Cancer Treatment Centers of America

Mucositis

What is mucositis?

Mucositis is defined as an inflammation or ulceration of mucous membranes along the digestive tract, from the mouth to the anus. A frequent adverse effect of chemotherapy and radiation treatments that target the head and neck, stomatitis, or oral mucositis, is characterized by inflammation of the mouth that can develop into painful ulcers and mouth sores. Basic tasks such as eating and swallowing can become a challenge, leading to nutritional consequences, an increased risk of oral infections and difficulty speaking.

Gastrointestinal mucositis impacts the digestive system, and is more likely to affect cancer patients who take chemotherapy drugs. It may also be caused by radiation treatments to the abdominal or pelvic region. Telltale signs typically appear two weeks after the start of treatment and can include diarrhea, abdominal pain, bloating, rectal bleeding and anal or rectal ulcers.

How likely are cancer patients to experience mucositis?

Mucositis is one of the most common side effects for patients treated with chemotherapy or radiation for head or neck cancer, according to the Oral Cancer Foundation. Roughly 40 percent of cancer patients undergoing standard chemotherapy treatments experience oral mucositis, the Oral Cancer Foundation estimates, though gastrointestinal mucositis is also a known side effect of chemotherapy and radiation treatments.

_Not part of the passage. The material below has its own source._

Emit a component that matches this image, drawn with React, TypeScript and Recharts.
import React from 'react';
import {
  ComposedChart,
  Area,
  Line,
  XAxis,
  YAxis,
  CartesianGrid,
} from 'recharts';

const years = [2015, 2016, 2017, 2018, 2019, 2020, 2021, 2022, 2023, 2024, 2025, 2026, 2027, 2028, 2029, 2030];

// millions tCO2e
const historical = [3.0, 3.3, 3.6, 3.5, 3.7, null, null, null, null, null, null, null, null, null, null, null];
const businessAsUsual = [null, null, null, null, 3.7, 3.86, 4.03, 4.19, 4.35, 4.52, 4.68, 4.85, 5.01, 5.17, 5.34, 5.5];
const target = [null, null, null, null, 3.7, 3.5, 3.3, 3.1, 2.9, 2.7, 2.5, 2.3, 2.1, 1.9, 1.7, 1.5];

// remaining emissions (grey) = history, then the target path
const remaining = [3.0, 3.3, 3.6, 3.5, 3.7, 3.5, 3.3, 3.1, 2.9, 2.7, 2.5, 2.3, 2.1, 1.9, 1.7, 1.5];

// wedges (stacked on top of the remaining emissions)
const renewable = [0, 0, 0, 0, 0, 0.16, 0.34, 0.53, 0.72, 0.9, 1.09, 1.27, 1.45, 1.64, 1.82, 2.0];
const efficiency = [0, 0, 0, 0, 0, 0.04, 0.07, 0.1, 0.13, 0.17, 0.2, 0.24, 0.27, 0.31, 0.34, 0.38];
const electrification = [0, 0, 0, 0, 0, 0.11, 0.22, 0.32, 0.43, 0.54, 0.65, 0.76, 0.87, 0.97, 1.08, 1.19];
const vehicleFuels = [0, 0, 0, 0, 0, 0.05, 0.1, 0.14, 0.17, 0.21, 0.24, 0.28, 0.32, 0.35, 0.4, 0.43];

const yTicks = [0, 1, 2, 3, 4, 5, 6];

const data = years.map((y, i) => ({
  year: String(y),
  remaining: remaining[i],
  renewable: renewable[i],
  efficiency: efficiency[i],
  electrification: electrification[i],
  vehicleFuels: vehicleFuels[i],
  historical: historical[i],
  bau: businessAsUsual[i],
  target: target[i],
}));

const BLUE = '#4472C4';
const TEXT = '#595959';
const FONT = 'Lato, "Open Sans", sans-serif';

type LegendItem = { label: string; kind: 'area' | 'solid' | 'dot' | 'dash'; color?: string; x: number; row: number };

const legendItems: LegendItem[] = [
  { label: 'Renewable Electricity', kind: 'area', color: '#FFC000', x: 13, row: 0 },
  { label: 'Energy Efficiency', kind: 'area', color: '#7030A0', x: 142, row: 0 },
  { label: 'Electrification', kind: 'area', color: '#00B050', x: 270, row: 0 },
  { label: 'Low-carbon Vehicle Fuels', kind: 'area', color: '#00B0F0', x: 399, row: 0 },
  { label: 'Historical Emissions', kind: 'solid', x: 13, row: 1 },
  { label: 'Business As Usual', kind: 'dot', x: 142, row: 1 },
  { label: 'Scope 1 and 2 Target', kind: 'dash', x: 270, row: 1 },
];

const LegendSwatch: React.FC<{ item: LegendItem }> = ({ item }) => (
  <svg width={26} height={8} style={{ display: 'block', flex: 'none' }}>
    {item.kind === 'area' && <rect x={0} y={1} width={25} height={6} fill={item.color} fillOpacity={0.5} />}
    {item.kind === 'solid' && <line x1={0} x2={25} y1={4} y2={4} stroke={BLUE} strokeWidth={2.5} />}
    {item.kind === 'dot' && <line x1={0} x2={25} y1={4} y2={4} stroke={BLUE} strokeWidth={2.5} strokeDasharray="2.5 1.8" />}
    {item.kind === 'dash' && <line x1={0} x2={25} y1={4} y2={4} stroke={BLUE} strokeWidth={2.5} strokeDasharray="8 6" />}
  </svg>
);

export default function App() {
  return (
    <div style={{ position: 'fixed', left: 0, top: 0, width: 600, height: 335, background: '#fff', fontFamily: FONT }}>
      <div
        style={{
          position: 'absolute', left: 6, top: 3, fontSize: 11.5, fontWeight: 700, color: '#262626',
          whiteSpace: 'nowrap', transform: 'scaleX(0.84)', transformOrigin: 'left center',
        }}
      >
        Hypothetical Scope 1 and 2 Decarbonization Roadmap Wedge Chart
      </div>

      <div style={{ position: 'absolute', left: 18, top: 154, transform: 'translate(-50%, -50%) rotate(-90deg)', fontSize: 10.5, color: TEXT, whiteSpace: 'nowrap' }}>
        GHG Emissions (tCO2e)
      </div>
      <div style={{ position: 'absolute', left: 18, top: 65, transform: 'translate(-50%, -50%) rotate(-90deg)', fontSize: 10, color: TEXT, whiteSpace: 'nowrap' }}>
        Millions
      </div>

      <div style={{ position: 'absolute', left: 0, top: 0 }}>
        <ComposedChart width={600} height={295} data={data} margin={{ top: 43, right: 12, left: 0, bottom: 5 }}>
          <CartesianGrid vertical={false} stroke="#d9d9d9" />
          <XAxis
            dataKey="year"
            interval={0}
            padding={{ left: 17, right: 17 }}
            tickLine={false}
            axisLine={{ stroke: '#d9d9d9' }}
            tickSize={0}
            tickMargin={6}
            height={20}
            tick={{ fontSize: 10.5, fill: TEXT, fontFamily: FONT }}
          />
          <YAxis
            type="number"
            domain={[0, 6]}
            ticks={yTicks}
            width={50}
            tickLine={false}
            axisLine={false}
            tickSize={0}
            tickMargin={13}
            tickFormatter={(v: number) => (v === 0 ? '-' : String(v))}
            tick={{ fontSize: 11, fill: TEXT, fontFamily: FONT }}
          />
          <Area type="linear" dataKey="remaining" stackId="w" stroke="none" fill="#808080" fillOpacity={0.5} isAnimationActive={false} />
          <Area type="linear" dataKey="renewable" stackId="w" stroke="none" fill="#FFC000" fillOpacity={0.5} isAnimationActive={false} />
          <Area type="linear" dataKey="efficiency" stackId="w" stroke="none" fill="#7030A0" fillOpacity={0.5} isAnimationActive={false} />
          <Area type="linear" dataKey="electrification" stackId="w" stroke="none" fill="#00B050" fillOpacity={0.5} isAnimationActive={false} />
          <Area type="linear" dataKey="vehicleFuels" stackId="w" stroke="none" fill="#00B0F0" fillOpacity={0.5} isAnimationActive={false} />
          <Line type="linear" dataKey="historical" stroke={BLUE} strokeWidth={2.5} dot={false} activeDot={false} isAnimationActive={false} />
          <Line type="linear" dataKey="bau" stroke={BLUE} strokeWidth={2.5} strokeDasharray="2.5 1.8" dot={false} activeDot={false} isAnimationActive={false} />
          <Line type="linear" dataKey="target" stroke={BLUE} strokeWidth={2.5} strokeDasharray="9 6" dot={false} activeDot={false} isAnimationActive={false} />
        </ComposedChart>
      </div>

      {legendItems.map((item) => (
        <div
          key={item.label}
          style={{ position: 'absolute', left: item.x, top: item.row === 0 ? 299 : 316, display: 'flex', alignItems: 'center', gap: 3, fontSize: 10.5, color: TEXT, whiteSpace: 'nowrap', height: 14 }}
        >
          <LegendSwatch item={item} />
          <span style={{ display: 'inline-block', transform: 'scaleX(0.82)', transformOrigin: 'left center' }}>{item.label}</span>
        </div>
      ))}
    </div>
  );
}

How can integrative care help?

Integrative cancer care offers several remedies to reduce the pain, discomfort and progression of mucositis and its impact on nutrition.

Naturopathic Medicine

Naturopathic medicine targets mucositis in its early “tingling” stage, when ulcers are just beginning to form. Targeted physical, exercise, massage and hydrotherapies may help, and naturopathic clinicians may recommend acupuncture and chiropractic care sessions, or dietary supplements, herbal and botanical preparations and amino acids such as L-glutamine. These providers work closely with nutrition therapists and pain management professionals to augment patients’ oral, nutritional and topical therapies, offering a comprehensive approach to symptom management.

Nutrition Therapy

Dietitians help patients meet their nutrition needs to achieve or maintain a well-nourished state with the goal of preventing delays in their cancer treatment regimen. Their advice can be essential in helping patients navigate painful mucositis, which affects patients’ ability to eat. Dietitians may recommend, for example, that patients suck on ice cubes to prevent mouth sores and numb the pain; increase fluid intake to prevent dehydration; eat soft, plain foods; or use supplements to maintain nutritional health. Since many nutrient deficiencies can be tied to mucositis, dietitians can assess which vitamins and minerals are lacking in the patient’s diet. In more extreme cases, patients may need feeding tubes if the pain and discomfort from oral food intake is too difficult.

Oncology Rehabilitation

Speech therapists who work on the oncology rehabilitation team may recommend an oral hygiene regimen to address mucositis. They can recommend oral rinses to reduce pain and improve oral care, reducing risk of infection and the severity of the mucositis. Additionally, speech pathologists may be instrumental in teaching patients techniques on how to swallow and speak, maximize salivary secretions, and to eat and drink without gagging or choking. They often work with other cancer care clinicians on the patient’s diet and pain management routine to craft a personalized plan.

Pain Management

The pain management team at Cancer Treatment Centers of America® (CTCA) is trained to manage cancer-related side effects such as mucositis. Mucositis symptoms may be alleviated with over-the-counter and prescription pain medications, prescribed by the licensed physicians on the pain management team.